▶ What you will do
Write out the material again word for word, dropping any images it holds.

▶ Given data
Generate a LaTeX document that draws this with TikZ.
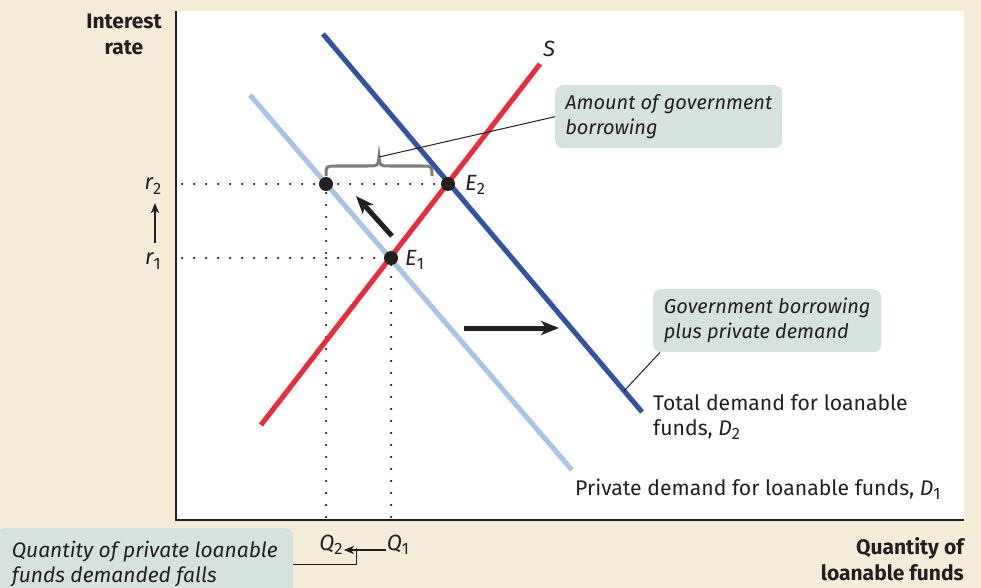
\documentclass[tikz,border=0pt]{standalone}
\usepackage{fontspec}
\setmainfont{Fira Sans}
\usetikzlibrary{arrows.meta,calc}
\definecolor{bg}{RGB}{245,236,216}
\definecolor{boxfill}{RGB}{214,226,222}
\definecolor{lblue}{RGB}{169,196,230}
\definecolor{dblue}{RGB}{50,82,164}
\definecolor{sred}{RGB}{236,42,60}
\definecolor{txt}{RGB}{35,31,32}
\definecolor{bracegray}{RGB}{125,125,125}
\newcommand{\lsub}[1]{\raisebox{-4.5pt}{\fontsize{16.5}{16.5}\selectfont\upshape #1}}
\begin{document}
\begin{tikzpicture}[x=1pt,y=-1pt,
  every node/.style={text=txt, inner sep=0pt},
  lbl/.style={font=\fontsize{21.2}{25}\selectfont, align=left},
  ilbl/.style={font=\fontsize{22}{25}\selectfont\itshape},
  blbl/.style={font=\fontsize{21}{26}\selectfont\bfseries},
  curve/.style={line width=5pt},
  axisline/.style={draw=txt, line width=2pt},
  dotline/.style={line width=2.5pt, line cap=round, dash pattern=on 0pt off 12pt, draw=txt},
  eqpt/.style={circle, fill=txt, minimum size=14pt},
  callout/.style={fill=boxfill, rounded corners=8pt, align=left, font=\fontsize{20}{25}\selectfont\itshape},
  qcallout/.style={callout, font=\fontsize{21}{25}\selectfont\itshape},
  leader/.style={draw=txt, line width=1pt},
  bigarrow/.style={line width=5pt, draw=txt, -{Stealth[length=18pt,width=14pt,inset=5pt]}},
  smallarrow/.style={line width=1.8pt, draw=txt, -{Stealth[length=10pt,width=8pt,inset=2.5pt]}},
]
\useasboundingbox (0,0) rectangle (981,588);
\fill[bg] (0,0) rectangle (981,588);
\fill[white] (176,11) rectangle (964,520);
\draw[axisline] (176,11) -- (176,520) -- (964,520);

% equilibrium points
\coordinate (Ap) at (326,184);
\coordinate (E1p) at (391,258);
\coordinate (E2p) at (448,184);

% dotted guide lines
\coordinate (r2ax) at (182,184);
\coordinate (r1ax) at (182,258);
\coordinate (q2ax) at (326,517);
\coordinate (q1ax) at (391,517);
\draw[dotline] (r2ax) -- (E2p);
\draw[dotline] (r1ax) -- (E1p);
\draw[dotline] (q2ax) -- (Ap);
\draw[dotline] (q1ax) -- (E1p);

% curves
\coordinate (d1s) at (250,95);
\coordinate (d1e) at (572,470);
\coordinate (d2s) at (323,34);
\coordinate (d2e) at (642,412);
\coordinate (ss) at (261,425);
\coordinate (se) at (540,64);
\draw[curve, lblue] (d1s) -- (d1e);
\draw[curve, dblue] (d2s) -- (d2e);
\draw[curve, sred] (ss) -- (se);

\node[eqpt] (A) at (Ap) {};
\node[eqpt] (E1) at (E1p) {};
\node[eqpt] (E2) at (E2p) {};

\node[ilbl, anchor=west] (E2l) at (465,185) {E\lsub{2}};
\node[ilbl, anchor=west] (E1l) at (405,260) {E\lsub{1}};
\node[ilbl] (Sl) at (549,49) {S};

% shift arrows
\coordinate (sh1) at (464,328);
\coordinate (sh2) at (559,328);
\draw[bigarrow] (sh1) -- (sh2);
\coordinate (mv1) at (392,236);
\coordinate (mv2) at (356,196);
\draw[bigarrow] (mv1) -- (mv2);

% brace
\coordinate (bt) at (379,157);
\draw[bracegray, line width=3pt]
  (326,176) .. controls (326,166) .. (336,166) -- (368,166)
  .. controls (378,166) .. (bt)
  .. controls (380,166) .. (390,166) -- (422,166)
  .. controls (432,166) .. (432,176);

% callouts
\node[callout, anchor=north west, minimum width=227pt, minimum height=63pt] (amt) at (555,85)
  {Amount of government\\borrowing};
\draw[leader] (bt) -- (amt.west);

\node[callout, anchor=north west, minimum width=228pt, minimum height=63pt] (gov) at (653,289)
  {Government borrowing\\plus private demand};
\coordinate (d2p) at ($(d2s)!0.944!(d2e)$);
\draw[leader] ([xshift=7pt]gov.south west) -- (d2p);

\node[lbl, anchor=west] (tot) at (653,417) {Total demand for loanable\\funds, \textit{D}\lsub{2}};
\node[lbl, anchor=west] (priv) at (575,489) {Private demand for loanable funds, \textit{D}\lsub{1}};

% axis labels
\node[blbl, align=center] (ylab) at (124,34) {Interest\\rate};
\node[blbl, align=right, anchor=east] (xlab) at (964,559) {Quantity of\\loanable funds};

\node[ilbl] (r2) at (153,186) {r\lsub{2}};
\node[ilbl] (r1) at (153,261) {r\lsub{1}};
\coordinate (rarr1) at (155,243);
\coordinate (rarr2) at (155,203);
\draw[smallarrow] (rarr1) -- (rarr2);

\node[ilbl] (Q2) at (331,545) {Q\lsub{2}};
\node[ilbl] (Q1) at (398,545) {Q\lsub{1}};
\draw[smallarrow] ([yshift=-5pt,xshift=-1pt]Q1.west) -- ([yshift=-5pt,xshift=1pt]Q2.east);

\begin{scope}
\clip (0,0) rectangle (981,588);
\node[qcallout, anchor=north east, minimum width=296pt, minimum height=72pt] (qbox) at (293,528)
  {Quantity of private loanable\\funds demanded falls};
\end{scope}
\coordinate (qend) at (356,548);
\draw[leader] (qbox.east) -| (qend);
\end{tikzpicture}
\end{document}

▶ Task result
Generate a LaTeX document that draws this with TikZ.
\documentclass[tikz,border=0pt]{standalone}
\usepackage{fontspec}
\setmainfont{Fira Sans}
\usetikzlibrary{arrows.meta,calc}
\definecolor{bg}{RGB}{245,236,216}
\definecolor{boxfill}{RGB}{214,226,222}
\definecolor{lblue}{RGB}{169,196,230}
\definecolor{dblue}{RGB}{50,82,164}
\definecolor{sred}{RGB}{236,42,60}
\definecolor{txt}{RGB}{35,31,32}
\definecolor{bracegray}{RGB}{125,125,125}
\newcommand{\lsub}[1]{\raisebox{-4.5pt}{\fontsize{16.5}{16.5}\selectfont\upshape #1}}
\begin{document}
\begin{tikzpicture}[x=1pt,y=-1pt,
  every node/.style={text=txt, inner sep=0pt},
  lbl/.style={font=\fontsize{21.2}{25}\selectfont, align=left},
  ilbl/.style={font=\fontsize{22}{25}\selectfont\itshape},
  blbl/.style={font=\fontsize{21}{26}\selectfont\bfseries},
  curve/.style={line width=5pt},
  axisline/.style={draw=txt, line width=2pt},
  dotline/.style={line width=2.5pt, line cap=round, dash pattern=on 0pt off 12pt, draw=txt},
  eqpt/.style={circle, fill=txt, minimum size=14pt},
  callout/.style={fill=boxfill, rounded corners=8pt, align=left, font=\fontsize{20}{25}\selectfont\itshape},
  qcallout/.style={callout, font=\fontsize{21}{25}\selectfont\itshape},
  leader/.style={draw=txt, line width=1pt},
  bigarrow/.style={line width=5pt, draw=txt, -{Stealth[length=18pt,width=14pt,inset=5pt]}},
  smallarrow/.style={line width=1.8pt, draw=txt, -{Stealth[length=10pt,width=8pt,inset=2.5pt]}},
]
\useasboundingbox (0,0) rectangle (981,588);
\fill[bg] (0,0) rectangle (981,588);
\fill[white] (176,11) rectangle (964,520);
\draw[axisline] (176,11) -- (176,520) -- (964,520);

% equilibrium points
\coordinate (Ap) at (326,184);
\coordinate (E1p) at (391,258);
\coordinate (E2p) at (448,184);

% dotted guide lines
\coordinate (r2ax) at (182,184);
\coordinate (r1ax) at (182,258);
\coordinate (q2ax) at (326,517);
\coordinate (q1ax) at (391,517);
\draw[dotline] (r2ax) -- (E2p);
\draw[dotline] (r1ax) -- (E1p);
\draw[dotline] (q2ax) -- (Ap);
\draw[dotline] (q1ax) -- (E1p);

% curves
\coordinate (d1s) at (250,95);
\coordinate (d1e) at (572,470);
\coordinate (d2s) at (323,34);
\coordinate (d2e) at (642,412);
\coordinate (ss) at (261,425);
\coordinate (se) at (540,64);
\draw[curve, lblue] (d1s) -- (d1e);
\draw[curve, dblue] (d2s) -- (d2e);
\draw[curve, sred] (ss) -- (se);

\node[eqpt] (A) at (Ap) {};
\node[eqpt] (E1) at (E1p) {};
\node[eqpt] (E2) at (E2p) {};

\node[ilbl, anchor=west] (E2l) at (465,185) {E\lsub{2}};
\node[ilbl, anchor=west] (E1l) at (405,260) {E\lsub{1}};
\node[ilbl] (Sl) at (549,49) {S};

% shift arrows
\coordinate (sh1) at (464,328);
\coordinate (sh2) at (559,328);
\draw[bigarrow] (sh1) -- (sh2);
\coordinate (mv1) at (392,236);
\coordinate (mv2) at (356,196);
\draw[bigarrow] (mv1) -- (mv2);

% brace
\coordinate (bt) at (379,157);
\draw[bracegray, line width=3pt]
  (326,176) .. controls (326,166) .. (336,166) -- (368,166)
  .. controls (378,166) .. (bt)
  .. controls (380,166) .. (390,166) -- (422,166)
  .. controls (432,166) .. (432,176);

% callouts
\node[callout, anchor=north west, minimum width=227pt, minimum height=63pt] (amt) at (555,85)
  {Amount of government\\borrowing};
\draw[leader] (bt) -- (amt.west);

\node[callout, anchor=north west, minimum width=228pt, minimum height=63pt] (gov) at (653,289)
  {Government borrowing\\plus private demand};
\coordinate (d2p) at ($(d2s)!0.944!(d2e)$);
\draw[leader] ([xshift=7pt]gov.south west) -- (d2p);

\node[lbl, anchor=west] (tot) at (653,417) {Total demand for loanable\\funds, \textit{D}\lsub{2}};
\node[lbl, anchor=west] (priv) at (575,489) {Private demand for loanable funds, \textit{D}\lsub{1}};

% axis labels
\node[blbl, align=center] (ylab) at (124,34) {Interest\\rate};
\node[blbl, align=right, anchor=east] (xlab) at (964,559) {Quantity of\\loanable funds};

\node[ilbl] (r2) at (153,186) {r\lsub{2}};
\node[ilbl] (r1) at (153,261) {r\lsub{1}};
\coordinate (rarr1) at (155,243);
\coordinate (rarr2) at (155,203);
\draw[smallarrow] (rarr1) -- (rarr2);

\node[ilbl] (Q2) at (331,545) {Q\lsub{2}};
\node[ilbl] (Q1) at (398,545) {Q\lsub{1}};
\draw[smallarrow] ([yshift=-5pt,xshift=-1pt]Q1.west) -- ([yshift=-5pt,xshift=1pt]Q2.east);

\begin{scope}
\clip (0,0) rectangle (981,588);
\node[qcallout, anchor=north east, minimum width=296pt, minimum height=72pt] (qbox) at (293,528)
  {Quantity of private loanable\\funds demanded falls};
\end{scope}
\coordinate (qend) at (356,548);
\draw[leader] (qbox.east) -| (qend);
\end{tikzpicture}
\end{document}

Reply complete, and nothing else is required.